# Susceptance

In electrical engineering, susceptance (B) is the imaginary part of admittance, where the real part is conductance. The inverse of admittance is impedance, where the imaginary part is reactance and the real part is resistance. In SI units, susceptance is measured in siemens. Oliver Heaviside first defined this property in June 1887.[1]

## Formula

The general equation defining admittance is given by

${\displaystyle Y=G+jB\,}$

where,

${\displaystyle Y}$  is the admittance, measured in siemens.
${\displaystyle G}$  is the conductance, measured in siemens.
${\displaystyle j}$  is the imaginary unit, and
${\displaystyle B}$  is the susceptance, measured in siemens.

The admittance (${\displaystyle Y}$ ) is the inverse of the impedance (${\displaystyle Z}$ )

${\displaystyle Y={\frac {1}{Z}}={\frac {1}{R+jX}}=\left({\frac {R}{R^{2}+X^{2}}}\right)+j\left({\frac {-X}{R^{2}+X^{2}}}\right)\,}$

and

${\displaystyle B={\text{Im}}(Y)={\frac {-X}{R^{2}+X^{2}}}={\frac {-X}{|Z|^{2}}}}$

where

${\displaystyle Z=R+jX\,}$
${\displaystyle Z}$  is the impedance, measured in ohms
${\displaystyle R}$  is the resistance, measured in ohms
${\displaystyle X}$  is the reactance, measured in ohms.

Note: The susceptance ${\displaystyle B}$  is the imaginary part of the admittance ${\displaystyle Y}$ .

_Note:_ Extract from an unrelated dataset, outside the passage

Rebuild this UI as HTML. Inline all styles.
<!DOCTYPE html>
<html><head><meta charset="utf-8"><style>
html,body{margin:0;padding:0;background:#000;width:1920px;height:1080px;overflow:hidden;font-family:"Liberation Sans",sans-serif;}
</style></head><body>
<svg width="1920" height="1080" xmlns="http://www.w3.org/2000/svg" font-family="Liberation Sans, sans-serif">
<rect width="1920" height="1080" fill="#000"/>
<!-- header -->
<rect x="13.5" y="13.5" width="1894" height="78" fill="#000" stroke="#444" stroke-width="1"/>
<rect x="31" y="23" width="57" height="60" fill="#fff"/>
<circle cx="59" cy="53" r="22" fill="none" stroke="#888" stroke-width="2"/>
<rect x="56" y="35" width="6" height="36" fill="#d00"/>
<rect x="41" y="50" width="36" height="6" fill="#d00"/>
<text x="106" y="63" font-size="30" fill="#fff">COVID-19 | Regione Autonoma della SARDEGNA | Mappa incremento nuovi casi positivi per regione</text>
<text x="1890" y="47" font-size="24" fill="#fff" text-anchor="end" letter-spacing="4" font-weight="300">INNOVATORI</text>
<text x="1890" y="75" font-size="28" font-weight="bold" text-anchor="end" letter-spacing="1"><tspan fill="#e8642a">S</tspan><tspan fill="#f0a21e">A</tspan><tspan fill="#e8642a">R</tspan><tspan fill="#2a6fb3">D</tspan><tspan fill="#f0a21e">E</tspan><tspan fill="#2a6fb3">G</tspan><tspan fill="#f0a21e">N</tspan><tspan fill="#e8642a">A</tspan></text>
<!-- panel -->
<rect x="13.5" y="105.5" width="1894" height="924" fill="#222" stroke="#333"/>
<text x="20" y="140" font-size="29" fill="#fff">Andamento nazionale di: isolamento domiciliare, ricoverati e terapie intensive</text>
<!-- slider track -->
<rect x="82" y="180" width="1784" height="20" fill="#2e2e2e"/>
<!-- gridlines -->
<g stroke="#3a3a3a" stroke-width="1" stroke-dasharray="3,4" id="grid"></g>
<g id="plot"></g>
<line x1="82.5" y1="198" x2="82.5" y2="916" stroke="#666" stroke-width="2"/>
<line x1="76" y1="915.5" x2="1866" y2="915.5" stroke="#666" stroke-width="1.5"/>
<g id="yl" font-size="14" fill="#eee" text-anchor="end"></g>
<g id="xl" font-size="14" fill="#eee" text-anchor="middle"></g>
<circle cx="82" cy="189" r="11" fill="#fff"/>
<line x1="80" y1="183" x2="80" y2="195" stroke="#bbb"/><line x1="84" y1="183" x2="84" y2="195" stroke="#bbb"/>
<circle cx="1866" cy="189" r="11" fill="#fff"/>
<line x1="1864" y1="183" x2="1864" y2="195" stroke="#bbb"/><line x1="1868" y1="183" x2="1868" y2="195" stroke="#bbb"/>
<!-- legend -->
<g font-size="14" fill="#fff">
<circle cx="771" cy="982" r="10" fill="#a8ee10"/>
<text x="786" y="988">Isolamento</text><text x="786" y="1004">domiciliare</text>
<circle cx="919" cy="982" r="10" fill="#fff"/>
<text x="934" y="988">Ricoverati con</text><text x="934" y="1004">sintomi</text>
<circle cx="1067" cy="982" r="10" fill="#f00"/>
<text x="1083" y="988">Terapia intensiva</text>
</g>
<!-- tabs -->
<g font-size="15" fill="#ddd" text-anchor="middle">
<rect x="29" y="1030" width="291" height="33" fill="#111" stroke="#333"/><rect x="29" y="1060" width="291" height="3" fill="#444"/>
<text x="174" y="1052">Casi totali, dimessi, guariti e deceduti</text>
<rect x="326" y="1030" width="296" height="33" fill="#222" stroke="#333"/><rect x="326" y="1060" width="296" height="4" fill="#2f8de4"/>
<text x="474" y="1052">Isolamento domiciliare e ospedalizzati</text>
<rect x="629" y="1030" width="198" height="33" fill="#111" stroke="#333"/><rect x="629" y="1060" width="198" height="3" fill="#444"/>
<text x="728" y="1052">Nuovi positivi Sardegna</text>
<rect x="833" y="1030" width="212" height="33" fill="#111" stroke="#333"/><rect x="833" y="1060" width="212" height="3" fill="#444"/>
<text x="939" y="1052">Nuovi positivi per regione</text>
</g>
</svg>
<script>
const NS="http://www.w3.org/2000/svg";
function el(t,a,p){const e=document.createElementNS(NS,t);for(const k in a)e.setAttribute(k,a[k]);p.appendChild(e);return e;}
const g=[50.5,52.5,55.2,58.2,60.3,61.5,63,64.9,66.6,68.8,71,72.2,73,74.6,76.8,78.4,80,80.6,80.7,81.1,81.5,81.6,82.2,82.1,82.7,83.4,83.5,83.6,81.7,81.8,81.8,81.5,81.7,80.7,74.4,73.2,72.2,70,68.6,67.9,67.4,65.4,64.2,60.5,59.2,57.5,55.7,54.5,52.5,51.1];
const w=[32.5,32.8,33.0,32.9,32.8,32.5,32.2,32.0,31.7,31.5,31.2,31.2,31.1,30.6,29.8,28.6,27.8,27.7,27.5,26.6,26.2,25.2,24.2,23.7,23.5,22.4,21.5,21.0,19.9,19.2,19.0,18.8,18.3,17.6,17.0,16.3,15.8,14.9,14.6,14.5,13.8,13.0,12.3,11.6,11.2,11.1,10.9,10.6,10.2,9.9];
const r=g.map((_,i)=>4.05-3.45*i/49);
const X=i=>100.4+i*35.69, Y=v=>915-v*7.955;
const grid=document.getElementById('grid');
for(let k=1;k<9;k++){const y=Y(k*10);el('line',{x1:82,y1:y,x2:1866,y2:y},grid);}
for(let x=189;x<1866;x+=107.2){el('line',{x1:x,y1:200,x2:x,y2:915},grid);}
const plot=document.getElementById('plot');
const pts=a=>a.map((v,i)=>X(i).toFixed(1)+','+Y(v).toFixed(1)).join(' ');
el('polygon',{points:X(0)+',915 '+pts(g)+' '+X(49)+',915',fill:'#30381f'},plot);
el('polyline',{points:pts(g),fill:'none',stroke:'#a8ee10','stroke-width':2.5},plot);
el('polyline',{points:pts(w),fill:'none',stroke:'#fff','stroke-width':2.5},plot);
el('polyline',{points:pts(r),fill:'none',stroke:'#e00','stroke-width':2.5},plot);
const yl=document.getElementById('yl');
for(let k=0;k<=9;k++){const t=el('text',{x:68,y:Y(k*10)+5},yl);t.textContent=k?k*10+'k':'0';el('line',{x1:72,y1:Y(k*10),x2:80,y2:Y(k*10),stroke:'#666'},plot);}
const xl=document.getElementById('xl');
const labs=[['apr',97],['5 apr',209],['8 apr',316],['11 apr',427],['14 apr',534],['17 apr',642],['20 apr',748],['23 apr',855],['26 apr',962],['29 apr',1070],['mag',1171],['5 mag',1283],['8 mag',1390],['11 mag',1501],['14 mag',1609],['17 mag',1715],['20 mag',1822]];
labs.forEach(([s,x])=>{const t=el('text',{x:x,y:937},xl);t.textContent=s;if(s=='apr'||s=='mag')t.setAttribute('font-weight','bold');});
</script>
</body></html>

The magnitude of admittance is given by:

${\displaystyle \left|Y\right|={\sqrt {G^{2}+B^{2}}}\,}$

## Relation to capacitance

In electronic and semiconductor devices, transient or frequency-dependent current between terminals contains both conduction and displacement components. Conduction current is related to moving charge carriers (electrons, holes, ions, etc.), while displacement current is caused by time-varying electric field. Carrier transport is affected by electric field and by a number of physical phenomena, such as carrier drift and diffusion, trapping, injection, contact-related effects, and impact ionization. As a result, device admittance is frequency-dependent, and the simple electrostatic formula for capacitance, ${\displaystyle C=q/V,}$  is not applicable. A more general definition of capacitance, encompassing electrostatic formula, is:[2]

${\displaystyle C={\frac {\operatorname {Im} (Y(\omega ))}{\omega }},}$

where ${\displaystyle Y(\omega )}$  is the device admittance, and ${\displaystyle \omega }$  is the angular frequency.

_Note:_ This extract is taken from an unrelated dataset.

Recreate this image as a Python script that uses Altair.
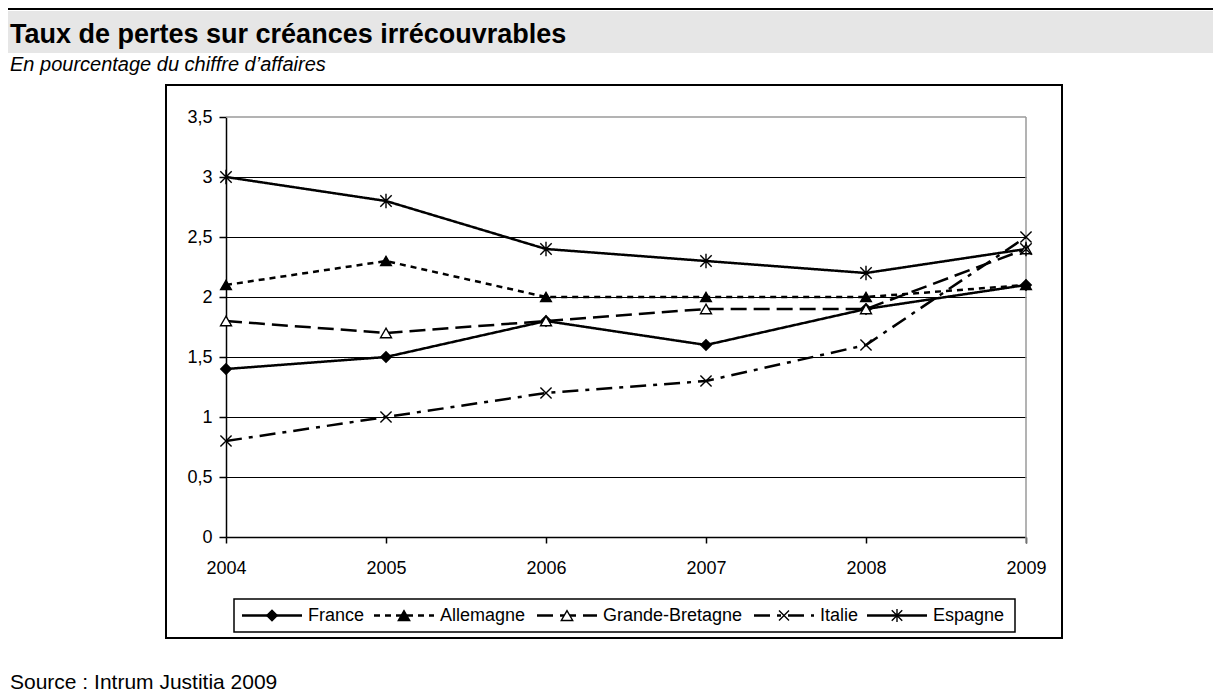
import altair as alt
import pandas as pd

# ---- data ----
years = ["2004", "2005", "2006", "2007", "2008", "2009"]
series = ["France", "Allemagne", "Grande-Bretagne", "Italie", "Espagne"]
france = [1.4, 1.5, 1.8, 1.6, 1.9, 2.1]
allemagne = [2.1, 2.3, 2.0, 2.0, 2.0, 2.1]
grande_bretagne = [1.8, 1.7, 1.8, 1.9, 1.9, 2.4]
italie = [0.8, 1.0, 1.2, 1.3, 1.6, 2.5]
espagne = [3.0, 2.8, 2.4, 2.3, 2.2, 2.4]
y_ticks = [0, 0.5, 1, 1.5, 2, 2.5, 3, 3.5]

title_text = "Taux de pertes sur créances irrécouvrables"
subtitle_text = "En pourcentage du chiffre d’affaires"
source_text = "Source : Intrum Justitia 2009"

values = [france, allemagne, grande_bretagne, italie, espagne]
rows = []
for s, vals in zip(series, values):
    for y, v in zip(years, vals):
        rows.append({"annee": y, "serie": s, "valeur": v})
df = pd.DataFrame(rows)

# ---- styles ----
FONT = "Liberation Sans"
X_PATH = "M-1,-1L1,1M-1,1L1,-1"
AST_PATH = "M-1,-1L1,1M-1,1L1,-1M0,-1.25L0,1.25"
dashes = [[1, 0], [6, 5], [16, 7], [16, 7, 4, 7], [1, 0]]
shapes = ["diamond", "triangle-up", "triangle-up", X_PATH, AST_PATH]
fills = ["black", "black", "white", "transparent", "transparent"]
sizes = [110, 130, 130, 100, 110]

W, H = 800, 420
OX, OY = 226, 117  # page position of plot origin


def X(p):
    return p - OX


def Y(p):
    return p - OY


one = pd.DataFrame({"k": [0]})


def deco():
    return alt.Chart(one)


layers = []

# header line and grey band
layers.append(deco().mark_rect(fill="#e6e6e6").encode(
    x=alt.value(X(8)), x2=alt.value(X(1213)), y=alt.value(Y(11)), y2=alt.value(Y(53))))
layers.append(deco().mark_rule(stroke="black", strokeWidth=2).encode(
    x=alt.value(X(8)), x2=alt.value(X(1213)), y=alt.value(Y(9))))
layers.append(deco().mark_text(text=title_text, align="left", baseline="alphabetic",
                               font=FONT, fontSize=27, fontWeight="bold", color="black").encode(
    x=alt.value(X(10)), y=alt.value(Y(43))))
layers.append(deco().mark_text(text=subtitle_text, align="left", baseline="alphabetic",
                               font=FONT, fontSize=20, fontStyle="italic", color="black").encode(
    x=alt.value(X(10)), y=alt.value(Y(71))))
layers.append(deco().mark_text(text=source_text, align="left", baseline="alphabetic",
                               font=FONT, fontSize=21, color="black").encode(
    x=alt.value(X(10)), y=alt.value(Y(689))))

# chart frame
layers.append(deco().mark_rect(fill="transparent", stroke="black", strokeWidth=2).encode(
    x=alt.value(X(166)), x2=alt.value(X(1062)), y=alt.value(Y(85)), y2=alt.value(Y(638))))

# grey plot-area border (top and right)
layers.append(deco().mark_rule(stroke="#9a9a9a", strokeWidth=1.5).encode(
    x=alt.value(0), x2=alt.value(W), y=alt.value(0)))
layers.append(deco().mark_rule(stroke="#9a9a9a", strokeWidth=1.5).encode(
    x=alt.value(W), y=alt.value(0), y2=alt.value(H + 6)))

x_enc = alt.X("annee:O", sort=years, scale=alt.Scale(type="point", padding=0),
              axis=alt.Axis(title=None, labelAngle=0, grid=False, domainColor="black",
                            domainWidth=1.5, tickColor="black", tickSize=6, tickWidth=1.5,
                            labelPadding=16, labelFont=FONT, labelFontSize=18,
                            labelColor="black"))
y_enc = alt.Y("valeur:Q", scale=alt.Scale(domain=[0, 3.5], nice=False, zero=True),
              axis=alt.Axis(title=None, values=y_ticks,
                            labelExpr="replace(toString(datum.value), '.', ',')",
                            grid=True,
                            gridColor={"condition": {"test": "datum.value >= 3.5 || datum.value == 0",
                                                     "value": "transparent"},
                                       "value": "black"},
                            gridWidth=1, domainColor="black", domainWidth=1.5,
                            tickColor="black", tickSize=7, tickWidth=1.5,
                            labelPadding=7, labelFont=FONT, labelFontSize=18,
                            labelColor="black"))

lines = alt.Chart(df).mark_line(color="black", strokeWidth=2.5, strokeCap="butt").encode(
    x=x_enc, y=y_enc,
    strokeDash=alt.StrokeDash("serie:N", scale=alt.Scale(domain=series, range=dashes), legend=None),
    detail="serie:N",
)
points = alt.Chart(df).mark_point(stroke="black", strokeWidth=1.4, opacity=1, fillOpacity=1).encode(
    x=alt.X("annee:O", sort=years),
    y=alt.Y("valeur:Q"),
    shape=alt.Shape("serie:N", scale=alt.Scale(domain=series, range=shapes), legend=None),
    fill=alt.Fill("serie:N", scale=alt.Scale(domain=series, range=fills), legend=None),
    size=alt.Size("serie:N", scale=alt.Scale(domain=series, range=sizes), legend=None),
)
layers.append(lines)
layers.append(points)

# legend (drawn by hand, Excel style)
LY = 615.5
layers.append(deco().mark_rect(fill="white", stroke="black", strokeWidth=1.5).encode(
    x=alt.value(X(234)), x2=alt.value(X(1015)), y=alt.value(Y(599)), y2=alt.value(Y(632))))
starts = [242, 374, 537, 754, 867]
for i, s in enumerate(series):
    x0 = starts[i]
    layers.append(deco().mark_rule(stroke="black", strokeWidth=2.5, strokeDash=dashes[i],
                                   strokeCap="butt").encode(
        x=alt.value(X(x0)), x2=alt.value(X(x0 + 60)), y=alt.value(Y(LY))))
    layers.append(deco().mark_point(shape=shapes[i], size=sizes[i], fill=fills[i], stroke="black",
                                    strokeWidth=1.4, opacity=1, fillOpacity=1).encode(
        x=alt.value(X(x0 + 30)), y=alt.value(Y(LY))))
    layers.append(deco().mark_text(text=s, align="left", baseline="middle", font=FONT,
                                   fontSize=18, color="black").encode(
        x=alt.value(X(x0 + 66)), y=alt.value(Y(LY))))

chart = alt.layer(*layers).properties(
    width=W, height=H,
    autosize=alt.AutoSizeParams(type="none"),
    padding={"left": OX - 8, "top": OY - 8, "right": 1205 - (OX - 8) - W, "bottom": 684 - (OY - 8) - H},
).configure_view(stroke=None)

chart.save("out.html", embed_options={"renderer": "svg", "actions": False})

## Relationship to reactance

Reactance is defined as the imaginary part of electrical impedance, and is analogous but not generally equal to the inverse of the susceptance.
However, for purely-reactive impedances (which are purely-susceptant admittances), the susceptance is equal to negative the inverse of the reactance.
In mathematical notation:

${\displaystyle G=0\iff R=0\iff B=-1/X}$

Note the negation which is not present in the relationship between electrical resistance and the analogue of conductance G, which equals ${\displaystyle \Re (Y)}$ .

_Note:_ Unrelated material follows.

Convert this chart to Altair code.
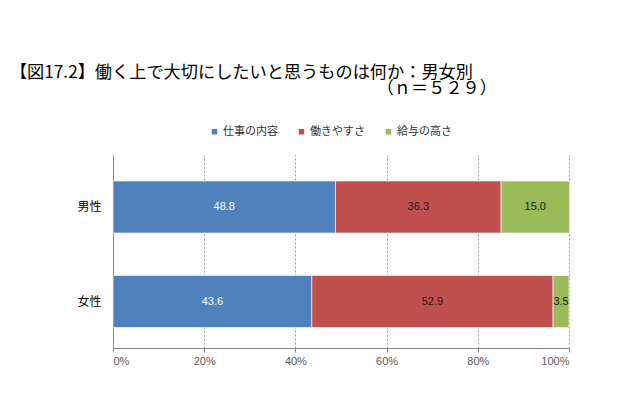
import altair as alt
import pandas as pd

categories = ["男性", "女性"]
series = ["仕事の内容", "働きやすさ", "給与の高さ"]
values_male = [48.8, 36.3, 15.0]
values_female = [43.6, 52.9, 3.5]
colors = ["#4F81BD", "#C0504D", "#9BBB59"]
x_ticks = [0, 20, 40, 60, 80, 100]

rows = []
for cat, vals in zip(categories, [values_male, values_female]):
    for i, (s, v) in enumerate(zip(series, vals)):
        rows.append({"category": cat, "series": s, "value": v, "order": i, "label": f"{v:.1f}"})
df = pd.DataFrame(rows)

FONT = "Noto Sans CJK JP"

base = alt.Chart(df).transform_stack(
    stack="value", groupby=["category"], as_=["start", "end"],
    sort=[alt.SortField("order", order="ascending")]
).transform_calculate(mid="(datum.start + datum.end) / 2")

y_enc = alt.Y("category:N", sort=categories, title=None,
              scale=alt.Scale(paddingInner=0.45, paddingOuter=0.246, align=0.56),
              axis=alt.Axis(labelFontSize=12, labelColor="#000000", labelFont=FONT,
                            ticks=False, domainColor="#888888", labelPadding=12))

bars = base.mark_bar(stroke="#ffffff", strokeWidth=0.6).encode(
    x=alt.X("start:Q", title=None,
            scale=alt.Scale(domain=[0, 100], nice=False),
            axis=alt.Axis(values=x_ticks, labelExpr="datum.value + '%'",
                          labelFontSize=11, labelColor="#595959", labelFont="Liberation Sans",
                          grid=True, gridDash=[2, 2], gridColor="#9a9a9a",
                          domainColor="#888888", tickColor="#888888", tickSize=4,
                          labelPadding=3)),
    x2="end:Q",
    y=y_enc,
    color=alt.Color("series:N", sort=series,
                    scale=alt.Scale(domain=series, range=colors),
                    legend=alt.Legend(title=None, orient="none", direction="horizontal",
                                      legendX=96, legendY=-29,
                                      symbolType="square", symbolSize=30,
                                      symbolStrokeWidth=0,
                                      labelFontSize=11, labelFont=FONT, labelColor="#333333",
                                      columnPadding=18, symbolOffset=0, labelOffset=3)),
)

labels = base.mark_text(fontSize=11, font="Liberation Sans").encode(
    x=alt.X("mid:Q"),
    y=alt.Y("category:N", sort=categories),
    text="label:N",
    color=alt.condition("datum.series == '仕事の内容'", alt.value("#ffffff"), alt.value("#1a1a1a")),
)

chart = alt.layer(bars, labels).properties(
    width=456,
    height=193,
    title=alt.TitleParams(
        text=["【図17.2】働く上で大切にしたいと思うものは何か：男女別\u2800\u2800", "（ｎ＝５２９）"],
        anchor="start", align="right", dx=420, offset=29,
        fontSize=17.2, fontWeight="normal", font=FONT, color="#000000", lineHeight=16,
    ),
    autosize=alt.AutoSizeParams(type="none"),
    padding={"left": 105, "top": 147, "right": 63, "bottom": 42},
).configure_view(stroke=None)

chart.save("out.html", embed_options={"renderer": "svg", "actions": False})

${\displaystyle B=0\iff X=0\iff G=1/R}$

The negation in one but not the other can be thought of as coming from the sign laws of sine and cosine, given the fact that conductance-analogue/resistance are the real parts and susceptance/reactance are the imaginary parts.

## Applications

High susceptance materials are used in susceptors built into microwavable food packaging for their ability to convert microwave radiation into heat.[3]